THE PROBLEM → Copy out the data exactly, leaving the pictures behind.
## BEGIN
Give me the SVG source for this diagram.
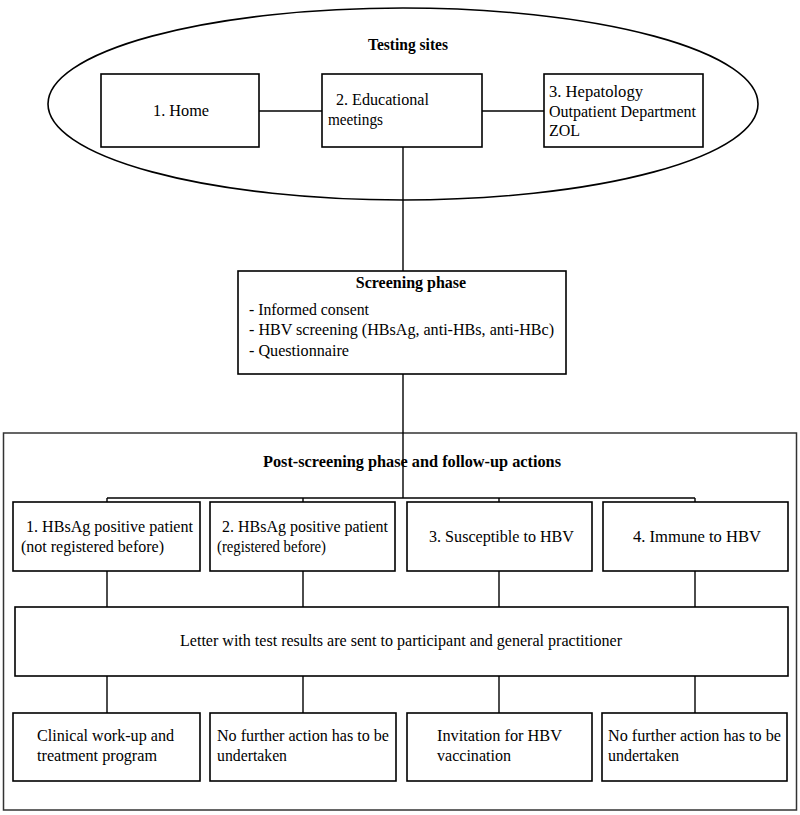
<svg xmlns="http://www.w3.org/2000/svg" width="800" height="815" viewBox="0 0 800 815">
<style>
  .box{fill:#fff;stroke:#000;stroke-width:1.6}
  .frame{fill:none;stroke:#333;stroke-width:1.5}
  .t{font-family:"Liberation Serif","Times New Roman",serif;font-size:16px;fill:#000}
  .b{font-weight:bold}
  .c{text-anchor:middle}
  .ln{stroke:#000;stroke-width:1.4;fill:none}
</style>
<rect width="800" height="815" fill="#fff"/>
<g id="testing-sites">
  <ellipse cx="403" cy="104" rx="355" ry="96" class="box"/>
  <text class="t b c" x="408" y="50" textLength="80" lengthAdjust="spacingAndGlyphs">Testing sites</text>
</g>
<g id="post-screening">
  <rect x="3.5" y="433" width="793" height="377" class="frame"/>
  <text class="t b c" x="412" y="467" textLength="298" lengthAdjust="spacingAndGlyphs">Post-screening phase and follow-up actions</text>
</g>
<g id="connectors">
  <line class="ln" x1="259" y1="111" x2="322" y2="111"/>
  <line class="ln" x1="482" y1="111" x2="544" y2="111"/>
  <line class="ln" x1="403" y1="147" x2="403" y2="271"/>
  <line class="ln" x1="403" y1="374" x2="403" y2="498"/>
  <line class="ln" x1="107" y1="498" x2="695" y2="498"/>
  <line class="ln" x1="107" y1="498" x2="107" y2="502"/>
  <line class="ln" x1="303" y1="498" x2="303" y2="502"/>
  <line class="ln" x1="499" y1="498" x2="499" y2="502"/>
  <line class="ln" x1="695" y1="498" x2="695" y2="502"/>
  <line class="ln" x1="107" y1="571" x2="107" y2="607"/>
  <line class="ln" x1="303" y1="571" x2="303" y2="607"/>
  <line class="ln" x1="499" y1="571" x2="499" y2="607"/>
  <line class="ln" x1="695" y1="571" x2="695" y2="607"/>
  <line class="ln" x1="107" y1="676" x2="107" y2="713"/>
  <line class="ln" x1="303" y1="676" x2="303" y2="713"/>
  <line class="ln" x1="499" y1="676" x2="499" y2="713"/>
  <line class="ln" x1="695" y1="676" x2="695" y2="713"/>
</g>
<g id="home">
  <rect x="101" y="74" width="158" height="73" class="box"/>
  <text class="t" x="153" y="116" textLength="56" lengthAdjust="spacingAndGlyphs">1. Home</text>
</g>
<g id="educational">
  <rect x="322" y="74" width="160" height="73" class="box"/>
  <text class="t" x="336" y="105" textLength="93" lengthAdjust="spacingAndGlyphs">2. Educational</text>
  <text class="t" x="328" y="125" textLength="55" lengthAdjust="spacingAndGlyphs">meetings</text>
</g>
<g id="hepatology">
  <rect x="544" y="74" width="159" height="73" class="box"/>
  <text class="t" x="549" y="97" textLength="94" lengthAdjust="spacingAndGlyphs">3. Hepatology</text>
  <text class="t" x="549" y="117" textLength="147" lengthAdjust="spacingAndGlyphs">Outpatient Department</text>
  <text class="t" x="549" y="136">ZOL</text>
</g>
<g id="screening">
  <rect x="238" y="271" width="328" height="103" class="box"/>
  <text class="t b c" x="411" y="288">Screening phase</text>
  <text class="t" x="249" y="315" textLength="120" lengthAdjust="spacingAndGlyphs">- Informed consent</text>
  <text class="t" x="249" y="335" textLength="305" lengthAdjust="spacingAndGlyphs">- HBV screening (HBsAg, anti-HBs, anti-HBc)</text>
  <text class="t" x="249" y="356" textLength="100" lengthAdjust="spacingAndGlyphs">- Questionnaire</text>
</g>
<g id="hbsag-new">
  <rect x="13" y="502" width="187" height="69" class="box"/>
  <text class="t" x="26" y="532" textLength="167" lengthAdjust="spacingAndGlyphs">1. HBsAg positive patient</text>
  <text class="t" x="21" y="552" textLength="143" lengthAdjust="spacingAndGlyphs">(not registered before)</text>
</g>
<g id="hbsag-registered">
  <rect x="210" y="502" width="185" height="69" class="box"/>
  <text class="t" x="222" y="532" textLength="166" lengthAdjust="spacingAndGlyphs">2. HBsAg positive patient</text>
  <text class="t" x="217" y="552" textLength="109" lengthAdjust="spacingAndGlyphs">(registered before)</text>
</g>
<g id="susceptible">
  <rect x="407" y="502" width="185" height="69" class="box"/>
  <text class="t" x="429" y="542" textLength="145" lengthAdjust="spacingAndGlyphs">3. Susceptible to HBV</text>
</g>
<g id="immune">
  <rect x="603" y="502" width="185" height="69" class="box"/>
  <text class="t" x="633" y="542" textLength="128" lengthAdjust="spacingAndGlyphs">4. Immune to HBV</text>
</g>
<g id="letter">
  <rect x="15" y="607" width="773" height="69" class="box"/>
  <text class="t" x="180" y="646" textLength="442" lengthAdjust="spacingAndGlyphs">Letter with test results are sent to participant and general practitioner</text>
</g>
<g id="clinical">
  <rect x="13" y="713" width="187" height="68" class="box"/>
  <text class="t" x="37" y="741" textLength="137" lengthAdjust="spacingAndGlyphs">Clinical work-up and</text>
  <text class="t" x="37" y="761" textLength="120" lengthAdjust="spacingAndGlyphs">treatment program</text>
</g>
<g id="no-action-1">
  <rect x="210" y="713" width="186" height="68" class="box"/>
  <text class="t" x="217" y="741" textLength="172" lengthAdjust="spacingAndGlyphs">No further action has to be</text>
  <text class="t" x="217" y="761" textLength="70" lengthAdjust="spacingAndGlyphs">undertaken</text>
</g>
<g id="vaccination">
  <rect x="407" y="713" width="185" height="68" class="box"/>
  <text class="t" x="437" y="741" textLength="125" lengthAdjust="spacingAndGlyphs">Invitation for HBV</text>
  <text class="t" x="437" y="761" textLength="74" lengthAdjust="spacingAndGlyphs">vaccination</text>
</g>
<g id="no-action-2">
  <rect x="602" y="713" width="185" height="68" class="box"/>
  <text class="t" x="608" y="741" textLength="173" lengthAdjust="spacingAndGlyphs">No further action has to be</text>
  <text class="t" x="608" y="761" textLength="71" lengthAdjust="spacingAndGlyphs">undertaken</text>
</g>
</svg>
## END
SOLUTION TO THIS TASK →
Give me the SVG source for this diagram.
<svg xmlns="http://www.w3.org/2000/svg" width="800" height="815" viewBox="0 0 800 815">
<style>
  .box{fill:#fff;stroke:#000;stroke-width:1.6}
  .frame{fill:none;stroke:#333;stroke-width:1.5}
  .t{font-family:"Liberation Serif","Times New Roman",serif;font-size:16px;fill:#000}
  .b{font-weight:bold}
  .c{text-anchor:middle}
  .ln{stroke:#000;stroke-width:1.4;fill:none}
</style>
<rect width="800" height="815" fill="#fff"/>
<g id="testing-sites">
  <ellipse cx="403" cy="104" rx="355" ry="96" class="box"/>
  <text class="t b c" x="408" y="50" textLength="80" lengthAdjust="spacingAndGlyphs">Testing sites</text>
</g>
<g id="post-screening">
  <rect x="3.5" y="433" width="793" height="377" class="frame"/>
  <text class="t b c" x="412" y="467" textLength="298" lengthAdjust="spacingAndGlyphs">Post-screening phase and follow-up actions</text>
</g>
<g id="connectors">
  <line class="ln" x1="259" y1="111" x2="322" y2="111"/>
  <line class="ln" x1="482" y1="111" x2="544" y2="111"/>
  <line class="ln" x1="403" y1="147" x2="403" y2="271"/>
  <line class="ln" x1="403" y1="374" x2="403" y2="498"/>
  <line class="ln" x1="107" y1="498" x2="695" y2="498"/>
  <line class="ln" x1="107" y1="498" x2="107" y2="502"/>
  <line class="ln" x1="303" y1="498" x2="303" y2="502"/>
  <line class="ln" x1="499" y1="498" x2="499" y2="502"/>
  <line class="ln" x1="695" y1="498" x2="695" y2="502"/>
  <line class="ln" x1="107" y1="571" x2="107" y2="607"/>
  <line class="ln" x1="303" y1="571" x2="303" y2="607"/>
  <line class="ln" x1="499" y1="571" x2="499" y2="607"/>
  <line class="ln" x1="695" y1="571" x2="695" y2="607"/>
  <line class="ln" x1="107" y1="676" x2="107" y2="713"/>
  <line class="ln" x1="303" y1="676" x2="303" y2="713"/>
  <line class="ln" x1="499" y1="676" x2="499" y2="713"/>
  <line class="ln" x1="695" y1="676" x2="695" y2="713"/>
</g>
<g id="home">
  <rect x="101" y="74" width="158" height="73" class="box"/>
  <text class="t" x="153" y="116" textLength="56" lengthAdjust="spacingAndGlyphs">1. Home</text>
</g>
<g id="educational">
  <rect x="322" y="74" width="160" height="73" class="box"/>
  <text class="t" x="336" y="105" textLength="93" lengthAdjust="spacingAndGlyphs">2. Educational</text>
  <text class="t" x="328" y="125" textLength="55" lengthAdjust="spacingAndGlyphs">meetings</text>
</g>
<g id="hepatology">
  <rect x="544" y="74" width="159" height="73" class="box"/>
  <text class="t" x="549" y="97" textLength="94" lengthAdjust="spacingAndGlyphs">3. Hepatology</text>
  <text class="t" x="549" y="117" textLength="147" lengthAdjust="spacingAndGlyphs">Outpatient Department</text>
  <text class="t" x="549" y="136">ZOL</text>
</g>
<g id="screening">
  <rect x="238" y="271" width="328" height="103" class="box"/>
  <text class="t b c" x="411" y="288">Screening phase</text>
  <text class="t" x="249" y="315" textLength="120" lengthAdjust="spacingAndGlyphs">- Informed consent</text>
  <text class="t" x="249" y="335" textLength="305" lengthAdjust="spacingAndGlyphs">- HBV screening (HBsAg, anti-HBs, anti-HBc)</text>
  <text class="t" x="249" y="356" textLength="100" lengthAdjust="spacingAndGlyphs">- Questionnaire</text>
</g>
<g id="hbsag-new">
  <rect x="13" y="502" width="187" height="69" class="box"/>
  <text class="t" x="26" y="532" textLength="167" lengthAdjust="spacingAndGlyphs">1. HBsAg positive patient</text>
  <text class="t" x="21" y="552" textLength="143" lengthAdjust="spacingAndGlyphs">(not registered before)</text>
</g>
<g id="hbsag-registered">
  <rect x="210" y="502" width="185" height="69" class="box"/>
  <text class="t" x="222" y="532" textLength="166" lengthAdjust="spacingAndGlyphs">2. HBsAg positive patient</text>
  <text class="t" x="217" y="552" textLength="109" lengthAdjust="spacingAndGlyphs">(registered before)</text>
</g>
<g id="susceptible">
  <rect x="407" y="502" width="185" height="69" class="box"/>
  <text class="t" x="429" y="542" textLength="145" lengthAdjust="spacingAndGlyphs">3. Susceptible to HBV</text>
</g>
<g id="immune">
  <rect x="603" y="502" width="185" height="69" class="box"/>
  <text class="t" x="633" y="542" textLength="128" lengthAdjust="spacingAndGlyphs">4. Immune to HBV</text>
</g>
<g id="letter">
  <rect x="15" y="607" width="773" height="69" class="box"/>
  <text class="t" x="180" y="646" textLength="442" lengthAdjust="spacingAndGlyphs">Letter with test results are sent to participant and general practitioner</text>
</g>
<g id="clinical">
  <rect x="13" y="713" width="187" height="68" class="box"/>
  <text class="t" x="37" y="741" textLength="137" lengthAdjust="spacingAndGlyphs">Clinical work-up and</text>
  <text class="t" x="37" y="761" textLength="120" lengthAdjust="spacingAndGlyphs">treatment program</text>
</g>
<g id="no-action-1">
  <rect x="210" y="713" width="186" height="68" class="box"/>
  <text class="t" x="217" y="741" textLength="172" lengthAdjust="spacingAndGlyphs">No further action has to be</text>
  <text class="t" x="217" y="761" textLength="70" lengthAdjust="spacingAndGlyphs">undertaken</text>
</g>
<g id="vaccination">
  <rect x="407" y="713" width="185" height="68" class="box"/>
  <text class="t" x="437" y="741" textLength="125" lengthAdjust="spacingAndGlyphs">Invitation for HBV</text>
  <text class="t" x="437" y="761" textLength="74" lengthAdjust="spacingAndGlyphs">vaccination</text>
</g>
<g id="no-action-2">
  <rect x="602" y="713" width="185" height="68" class="box"/>
  <text class="t" x="608" y="741" textLength="173" lengthAdjust="spacingAndGlyphs">No further action has to be</text>
  <text class="t" x="608" y="761" textLength="71" lengthAdjust="spacingAndGlyphs">undertaken</text>
</g>
</svg>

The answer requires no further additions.